OS: Recently, we have seen a trend of some clients utilizing vendor software to route or allocate between brokers’ liquidity pools. The software essentially replaces the order management logic of an algorithm that would normally be market-responsive and objective-based. This seems to be driven by a perceived need to more easily and efficiently access multiple sources of liquidity. While fragmentation is understandably a challenge for the buy-side, it’s hard to see that any efficiency gain during order entry would outweigh the potential decrease in performance quality.

TM: What does this mean?
OS: We think in most cases these labor-saving tools are a bad trade-off for best execution. It remains to be seen whether the vendors can provide the same level of sophistication and anti-gaming techniques that are employed by most sell-side algorithmic providers. The foundation of these techniques must be based on significant investment in information technology and a far larger set of order data and analysis than any single client could resource individually.

TM: One big issue we hear is that the buyside is very, very concerned about where their orders are being routed. They want to pick and choose. They are asking many questions of their brokers–do you find this to be the case at UBS?
OS: Without a doubt, this has been the number one client question for the last few years. Quite rightly, clients should be concerned about what information on their order is being shared and where it is being routed. For example, we’ve observed a practice in some broker ATSs wherein they onward route orders to another venue, then reported back to the client that the execution traded in the ATS. This creates confusion for the client and is something that is categorically against UBS’s principles. We believe in total transparency around our routing practices, we do not have any onward-routing, non-disclosure agreements in place. And we provide our clients with venue destination flags on all execution reports, plus web-based real-time analysis of those executions. The vast majority of our clients, once made aware of such processes, are more comfortable using our approach. And as always, we still offer a fully customizable platform that allows our clients to exclude any venue, if they wish.

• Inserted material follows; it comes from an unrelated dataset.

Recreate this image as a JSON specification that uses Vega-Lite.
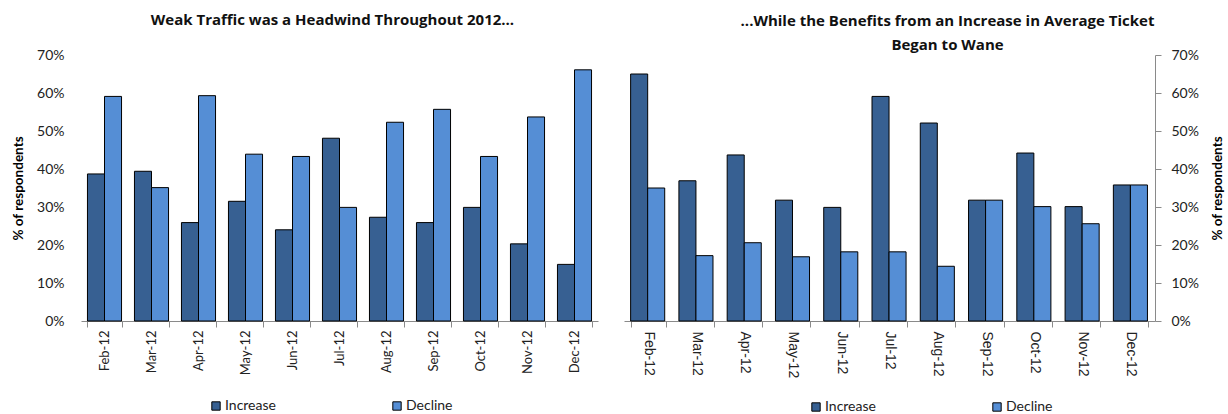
{
  "$schema": "https://vega.github.io/schema/vega-lite/v6.json",
  "background": "white",
  "padding": {"left": 11, "top": 13, "right": 5, "bottom": 0},
  "autosize": {"type": "pad"},
  "bounds": "flush",
  "spacing": 26,
  "datasets": {
    "traffic": [
      {"month": "Feb-12", "series": "Increase", "value": 38.7},
      {"month": "Mar-12", "series": "Increase", "value": 39.4},
      {"month": "Apr-12", "series": "Increase", "value": 25.9},
      {"month": "May-12", "series": "Increase", "value": 31.5},
      {"month": "Jun-12", "series": "Increase", "value": 24.0},
      {"month": "Jul-12", "series": "Increase", "value": 48.1},
      {"month": "Aug-12", "series": "Increase", "value": 27.3},
      {"month": "Sep-12", "series": "Increase", "value": 25.9},
      {"month": "Oct-12", "series": "Increase", "value": 29.9},
      {"month": "Nov-12", "series": "Increase", "value": 20.3},
      {"month": "Dec-12", "series": "Increase", "value": 14.9},
      {"month": "Feb-12", "series": "Decline", "value": 59.1},
      {"month": "Mar-12", "series": "Decline", "value": 35.1},
      {"month": "Apr-12", "series": "Decline", "value": 59.3},
      {"month": "May-12", "series": "Decline", "value": 43.9},
      {"month": "Jun-12", "series": "Decline", "value": 43.3},
      {"month": "Jul-12", "series": "Decline", "value": 29.9},
      {"month": "Aug-12", "series": "Decline", "value": 52.3},
      {"month": "Sep-12", "series": "Decline", "value": 55.7},
      {"month": "Oct-12", "series": "Decline", "value": 43.3},
      {"month": "Nov-12", "series": "Decline", "value": 53.7},
      {"month": "Dec-12", "series": "Decline", "value": 66.1}
    ],
    "ticket": [
      {"month": "Feb-12", "series": "Increase", "value": 65.0},
      {"month": "Mar-12", "series": "Increase", "value": 36.9},
      {"month": "Apr-12", "series": "Increase", "value": 43.7},
      {"month": "May-12", "series": "Increase", "value": 31.8},
      {"month": "Jun-12", "series": "Increase", "value": 29.9},
      {"month": "Jul-12", "series": "Increase", "value": 59.1},
      {"month": "Aug-12", "series": "Increase", "value": 52.1},
      {"month": "Sep-12", "series": "Increase", "value": 31.8},
      {"month": "Oct-12", "series": "Increase", "value": 44.2},
      {"month": "Nov-12", "series": "Increase", "value": 30.1},
      {"month": "Dec-12", "series": "Increase", "value": 35.8},
      {"month": "Feb-12", "series": "Decline", "value": 35.0},
      {"month": "Mar-12", "series": "Decline", "value": 17.2},
      {"month": "Apr-12", "series": "Decline", "value": 20.6},
      {"month": "May-12", "series": "Decline", "value": 16.9},
      {"month": "Jun-12", "series": "Decline", "value": 18.2},
      {"month": "Jul-12", "series": "Decline", "value": 18.2},
      {"month": "Aug-12", "series": "Decline", "value": 14.4},
      {"month": "Sep-12", "series": "Decline", "value": 31.8},
      {"month": "Oct-12", "series": "Decline", "value": 30.1},
      {"month": "Nov-12", "series": "Decline", "value": 25.6},
      {"month": "Dec-12", "series": "Decline", "value": 35.8}
    ]
  },
  "config": {
    "view": {"stroke": null},
    "font": "Lato",
    "axis": {
      "labelFont": "Lato",
      "titleFont": "Lato",
      "labelColor": "#222222",
      "titleColor": "#000000",
      "domainColor": "#8a8a8a",
      "tickColor": "#8a8a8a",
      "grid": false,
      "labelFontSize": 13,
      "titleFontSize": 13.5,
      "titleFontWeight": "bold"
    },
    "legend": {
      "labelFont": "Lato",
      "labelFontSize": 14,
      "labelColor": "#222222",
      "symbolType": "square",
      "symbolSize": 70,
      "symbolStrokeColor": "#000000",
      "symbolStrokeWidth": 1,
      "symbolOpacity": 1,
      "labelOffset": 2,
      "columnPadding": 114,
      "padding": 0
    },
    "title": {"font": "Open Sans", "fontSize": 15, "fontWeight": "bold", "color": "#111111"}
  },
  "resolve": {"legend": {"color": "independent"}},
  "hconcat": [
    {
      "data": {"name": "traffic"},
      "width": 517,
      "height": 266,
      "title": {"text": "Weak Traffic was a Headwind Throughout 2012...", "anchor": "middle", "frame": "group", "offset": 20, "dx": -7},
      "mark": {"type": "bar", "stroke": "#000000", "strokeWidth": 1},
      "encoding": {
        "x": {
          "field": "month", "type": "nominal",
          "sort": ["Feb-12", "Mar-12", "Apr-12", "May-12", "Jun-12", "Jul-12", "Aug-12", "Sep-12", "Oct-12", "Nov-12", "Dec-12"],
          "scale": {"paddingInner": 0.275, "paddingOuter": 0.1375},
          "axis": {"title": null, "labelAngle": -90, "tickBand": "extent", "tickSize": 6, "labelPadding": 3}
        },
        "xOffset": {"field": "series", "type": "nominal", "sort": ["Increase", "Decline"], "scale": {"paddingInner": 0, "paddingOuter": 0}},
        "y": {
          "field": "value", "type": "quantitative",
          "scale": {"domain": [0, 70], "nice": false},
          "axis": {"values": [0, 10, 20, 30, 40, 50, 60, 70], "labelExpr": "datum.value + '%'", "labelFontSize": 14, "domain": false, "ticks": false, "labelPadding": 17, "title": "% of respondents", "titlePadding": 11}
        },
        "color": {
          "field": "series", "type": "nominal",
          "scale": {"domain": ["Increase", "Decline"], "range": ["#376092", "#558ED5"]},
          "legend": {"orient": "none", "legendX": 128, "legendY": 344, "direction": "horizontal", "title": null}
        }
      }
    },
    {
      "data": {"name": "ticket"},
      "width": 531,
      "height": 266,
      "title": {"text": ["...While the Benefits from an Increase in Average Ticket", "Began to Wane"], "anchor": "middle", "frame": "group", "offset": -5, "lineHeight": 24, "dx": 58},
      "mark": {"type": "bar", "stroke": "#000000", "strokeWidth": 1},
      "encoding": {
        "x": {
          "field": "month", "type": "nominal",
          "sort": ["Feb-12", "Mar-12", "Apr-12", "May-12", "Jun-12", "Jul-12", "Aug-12", "Sep-12", "Oct-12", "Nov-12", "Dec-12"],
          "scale": {"paddingInner": 0.275, "paddingOuter": 0.1375},
          "axis": {"title": null, "labelAngle": 90, "tickBand": "extent", "tickSize": 6, "labelPadding": 4, "labelFontSize": 14, "labelFont": "Liberation Sans"}
        },
        "xOffset": {"field": "series", "type": "nominal", "sort": ["Increase", "Decline"], "scale": {"paddingInner": 0, "paddingOuter": 0}},
        "y": {
          "field": "value", "type": "quantitative",
          "scale": {"domain": [0, 70], "nice": false},
          "axis": {"orient": "right", "values": [0, 10, 20, 30, 40, 50, 60, 70], "labelExpr": "datum.value + '%'", "labelFontSize": 14, "domain": true, "ticks": true, "tickSize": 6, "labelPadding": 10, "title": "% of respondents", "titleAngle": 270, "titleBaseline": "top", "titlePadding": 12}
        },
        "color": {
          "field": "series", "type": "nominal",
          "scale": {"domain": ["Increase", "Decline"], "range": ["#376092", "#558ED5"]},
          "legend": {"orient": "none", "legendX": 185, "legendY": 345, "direction": "horizontal", "title": null}
        }
      }
    }
  ]
}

TM: How do you feel about the new market circuit breakers? Do they help or hinder the marketplace?
OS: I think they serve for the overall greater good, especially to protect investors in market situations where it is difficult to know whether the stock price move is real or only due to a momentary lack of liquidity. In this regard, circuit breakers and halts are in principle a very good thing. However, I think they need to be fine tuned.

TM: Do you favor a different approach? What would be better?
OS: Limit up/limit down have some benefits. This means a stock is still open to trade, leading to faster corrections to normal market levels. And since they don’t allow order prices either above or below the limits, they can reduce the risks of erroneous trades.

TM: Do firms that co-locate have an unfair advantage when trading? 
OS: If you’re going to invest in technology to improve your connections to public information and your ability to act on it, then being co-located gives you an advantage. But that’s the same with any industry. In the past, the problem was that a small group of people were getting a look at the orders before they were executed and floor traders could trade ahead of those orders. That is not the case here. Here, no one is getting a look at an order before it gets to an exchange. The order gets to the exchange first, before anyone sees it, and then the exchange broadcasts it for all to trade against. Getting the best execution quality is encouraged in the market. Someone who is not willing to invest in technology shouldn’t be able to say that others who are willing have an unfair advantage.